At the very least, though UCF was/is the better team.
WMU won at Northwestern, a team that went bowling, barely lost at #6 Ohio State and finished #35 in the Sagarin ratings. It also hammered Illinois, who wasn't good, but WMU did what a good team is supposed to do in that situation even as a MAC school playing on the road in the Big 10.
UCF did have those back-to-back Top 25 wins against South Florida and Memphis, but those teams built their national rankings on the same middling American East schools by piling up mostly unimpressive wins. The AE is better than the MAC, but Memphis's best wins were over a couple six or seven-win teams, two of which were ranked at the time only to freefall well out of any ranking consideration; South Florida's only victory against a team better than 6-6 last season came against Stony Brook, an FCS school. Memphis finished #32 in Sagarin while USF was #41.
UCF was and is really good, but I don't think what they did in the regular season last year was notably better than what WMU did the season before, and both played really competitive New Year's Six games. WMU finished the season #21 in Sagarin after the Wisconisn loss; UCF finished #13 after the Auburn win. I'd assume they were even closer to the same spot before playing their respective bowl games.

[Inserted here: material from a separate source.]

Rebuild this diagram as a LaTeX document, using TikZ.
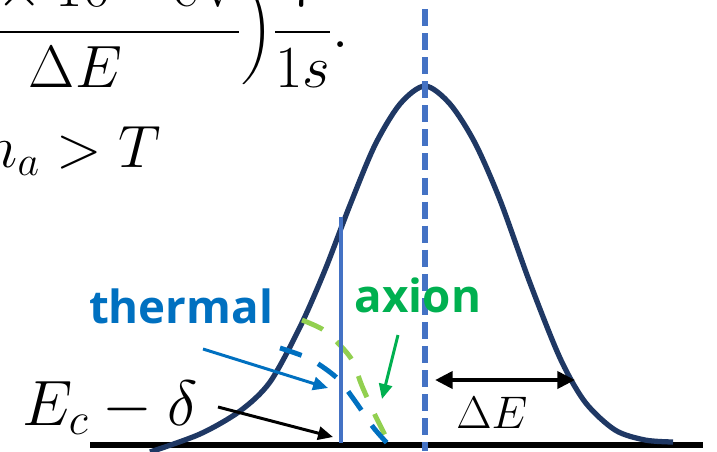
\RequirePackage{fix-cm}
\documentclass[tikz,border=0pt]{standalone}
\usepackage{amsmath}
\usepackage{fontspec}
\newfontfamily\wordfont{Open Sans}
\usetikzlibrary{arrows.meta}
\definecolor{peaknavy}{HTML}{1F3864}
\definecolor{cutblue}{HTML}{4472C4}
\definecolor{thermblue}{HTML}{0070C0}
\definecolor{axiongreen}{HTML}{00B050}
\definecolor{tailgreen}{HTML}{92D050}

\begin{document}
\begin{tikzpicture}[
		x=0.02cm, y=-0.02cm,
		>={Triangle[length=8.5pt, width=7.5pt]},
		peak/.style={draw=peaknavy, line width=3pt, line join=round},
		axisline/.style={draw=black, line width=3.2pt},
		tailcurve/.style={line width=2.8pt, dash pattern=on 13pt off 10.5pt},
		cutline/.style={draw=cutblue, line width=2.8pt},
		pointer/.style={->, line width=1.7pt},
		mathlabel/.style={inner sep=0pt, font=\fontsize{34}{40}\selectfont},
		wordlabel/.style={inner sep=0pt, font=\wordfont\bfseries\fontsize{26}{31}\selectfont}
		]
		
		\useasboundingbox (0,0) rectangle (717,451);
		\clip (0,0) rectangle (717,451);
		
		% ==========================================
		% Formulas (cut by the frame)
		% ==========================================
		
		\node[mathlabel, anchor=base east] (rate) at (349,47)
		{$\displaystyle\Bigl(\frac{2.5\times10^{-5}\,\mathrm{eV}}{\Delta E}\Bigr)\frac{7}{1s}.$};
		\node[mathlabel, anchor=base west] (cond) at (-34,167) {$m_a>T$};
		
		% ==========================================
		% Spectrum
		% ==========================================
		
		% Energy axis
		\draw[axisline] (90,445) -- (703,445);
		
		% Line shape
		\draw[peak] plot[smooth] coordinates {
			(150,452) (200,434) (240,411) (270,382) (300,327) (325,270)
			(350,205) (375,145) (400,104) (425,86) (450,104) (475,143)
			(500,200) (530,283) (560,358) (585,402) (615,430) (645,440)
			(673,442)};
		
		% Thermal and axion tails
		\draw[tailcurve, draw=tailgreen] plot[smooth] coordinates {
			(302,320) (322,329) (337,342) (352,360) (362,386) (375,415) (386,437)};
		\draw[tailcurve, draw=thermblue] plot[smooth] coordinates {
			(280,348) (310,359) (337,378) (355,401) (373,427) (387,443)};
		
		% Cut at E_c - delta and the line centre
		\draw[cutline] (341,217) -- (341,443);
		\draw[cutline, line width=3pt, dash pattern=on 9.7pt off 4pt] (425,9) -- (425,451);
		
		% ==========================================
		% Labels and pointers
		% ==========================================
		
		\node[wordlabel, text=thermblue, anchor=base] (thermal) at (181,323) {thermal};
		\node[wordlabel, text=axiongreen, anchor=base] (axion) at (418,312) {axion};
		\node[mathlabel, font=\fontsize{36.5}{42}\selectfont, anchor=base west] (edge) at (22,425) {$E_c-\delta$};
		\node[mathlabel, font=\fontsize{26}{30}\selectfont, anchor=base west] (spread) at (456,428) {$\Delta E$};
		
		\coordinate (thermalTail) at (203,349);
		\coordinate (thermalTip) at (328,388);
		\coordinate (axionTail) at (398,335);
		\coordinate (axionTip) at (382,399);
		\coordinate (edgeTail) at (218,407);
		\coordinate (edgeTip) at (333,437);
		\coordinate (spreadLeft) at (435,380);
		\coordinate (spreadRight) at (575,380);
		
		\draw[pointer, thermblue] (thermalTail) -- (thermalTip);
		\draw[pointer, axiongreen] (axionTail) -- (axionTip);
		\draw[pointer] (edgeTail) -- (edgeTip);
		\draw[{Triangle[length=10pt, width=9.5pt]}-{Triangle[length=10pt, width=9.5pt]}, line width=2.5pt] (spreadLeft) -- (spreadRight);
		
	\end{tikzpicture}
\end{document}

I'm just for including teams like 2016 WMU, 2017/18 UCF, etc. in NYS bowl games and, if there is one, an expanded playoff. I don't think there should be a guaranteed spot for the best non-Power 5 team, but there should be if the best of that litter meets a certain threshold (undefeated and/or ranked #XX or better, etc.). I don't think it's bad for college football or competitive balance to give credit and exposure to teams and conferences like these.